A note on an unusual system of two masses connected by a spring

The usual model of two masses connected by a spring has one of its eigenvalues equal to zero, meaning that the system could be free to move in space rather than being fixed in position. The corresponding eigenvector has components which are equal to each other, meaning that the system would move through space as a rigid body with both masses having the same velocity. In the present note, I want to record a simple variation of this in which there is still a zero eigenvalue solution but the corresponding eigenvector is no longer of a form consistent with the masses moving together through space with the same velocity. This system seems to represent a rather strange physical situation in which one mass can move at a faster speed than the other while the spring elongates continually, but with the stiffness of the spring staying the same!

The equations of motion of this alternative system of two coupled oscillators are

$m_1 \ddot{x_1} = -k \big(x_1 - \frac{1}{k} x_2 \big)$

$m_2 \ddot{x_2} = -k \big(\frac{1}{k} x_2 - x_1 \big)$

where $k$ is the spring constant and $x_1$ and $x_2$ are the coordinates of the first and second mass respectively. These equations differ from the standard case only in that the $x_2$ coordinate is being multiplied by the reciprocal of the spring constant. The accelerations on the left-hand side are proportional to the forces exerted by the spring on the two masses when the spring is stretched, say. From the right-hand sides it can be seen that these forces vanish as long as the coordinate $x_2$ is $k$ times the coordinate $x_1$ . This is strange! For example, if $k = 3$ and the coordinate $x_1$ is $2$ units, the coordinate $x_2$ has to be at $6$ units to maintain the equilibrium (e.g., to stop the spring being stretched). However, if the coordinate $x_1$ is later at $3$ units, then the coordinate $x_2$ has to be at $9$ units to maintain the equilibrium. And so on. Whenever the position of the second mass is not exactly $k$ times the position of the first mass, the spring will exert forces on the masses.

Putting the system in matrix form we get

$\begin{pmatrix} \ddot{x_1} \\ \ddot{x_2} \end{pmatrix} = \begin{pmatrix} -k/m_1 & 1/m_1 \\ k/m_2 & -1/m_2 \end{pmatrix} \begin{pmatrix} x_1 \\ x_2 \end{pmatrix}$

The eigenvalues of the coefficient matrix are $0$ and $-(m_1+m_2k)/m_1m_2$ with corresponding eigenvectors $(1 \quad k)^T$ and $(m_2 \quad -m_1)^T$ . The first eigenvector shows that the masses will not move through space at the same speed, while the different signs of the components of the second eigenvector indicate that the corresponding normal mode of oscillations of the system at frequency $\sqrt{(m_1+m_2k)/m_1m_2}$ is phase-opposed.

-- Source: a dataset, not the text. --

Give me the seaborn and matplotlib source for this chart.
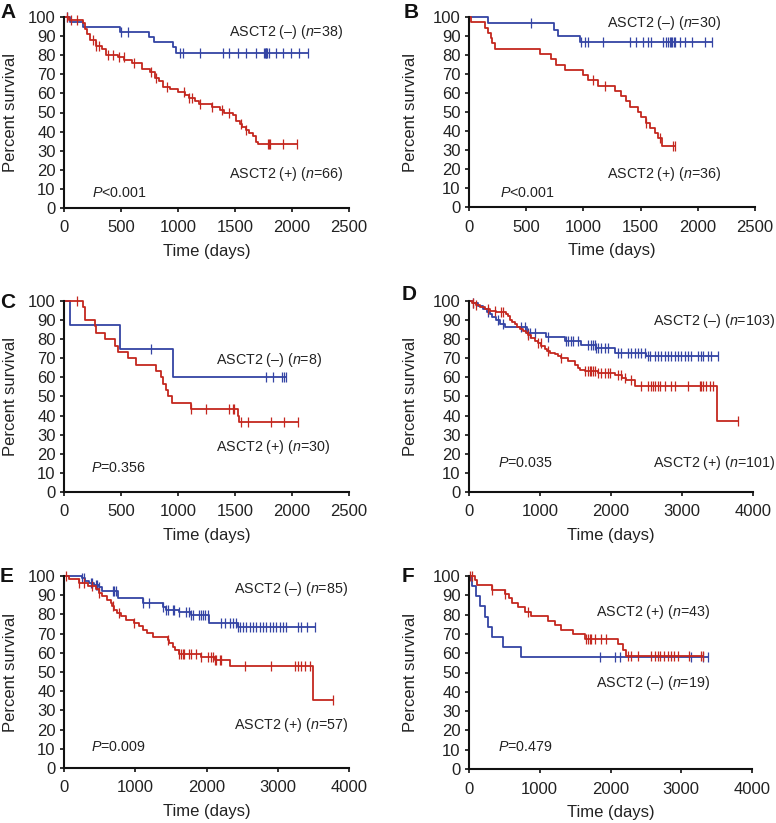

It might be helpful to compare this with the usual model of two masses connected by a spring, for which the equations of motion are

$m_1 \ddot{x_1} = -k \big(x_1 - x_2 \big)$

$m_2 \ddot{x_2} = -k \big(x_2 - x_1 \big)$

Putting these in matrix form we get

$\begin{pmatrix} \ddot{x_1} \\ \ddot{x_2} \end{pmatrix} = \begin{pmatrix} -k/m_1 & k/m_1 \\ k/m_2 & -k/m_2 \end{pmatrix} \begin{pmatrix} x_1 \\ x_2 \end{pmatrix}$

In this case, the eigenvalues of the coefficient matrix are $0$ and $-k(m_1+m_2)/m_1m_2$ with corresponding eigenvectors $(1 \quad 1)^T$ and $(m_2 \quad -m_1)^T$ . The eigenvector for the zero eigenvalue here is the one we would expect, corresponding to the motion of the system as a whole as a `rigid body’ with the two masses moving at the same speed. Interestingly, the second eigenvector is the same as in the alternative model, the different signs of the components again indicating that the the corresponding normal mode of oscillations of the system at frequency $\sqrt{k(m_1+m_2)/m_1m_2}$ is phase-opposed.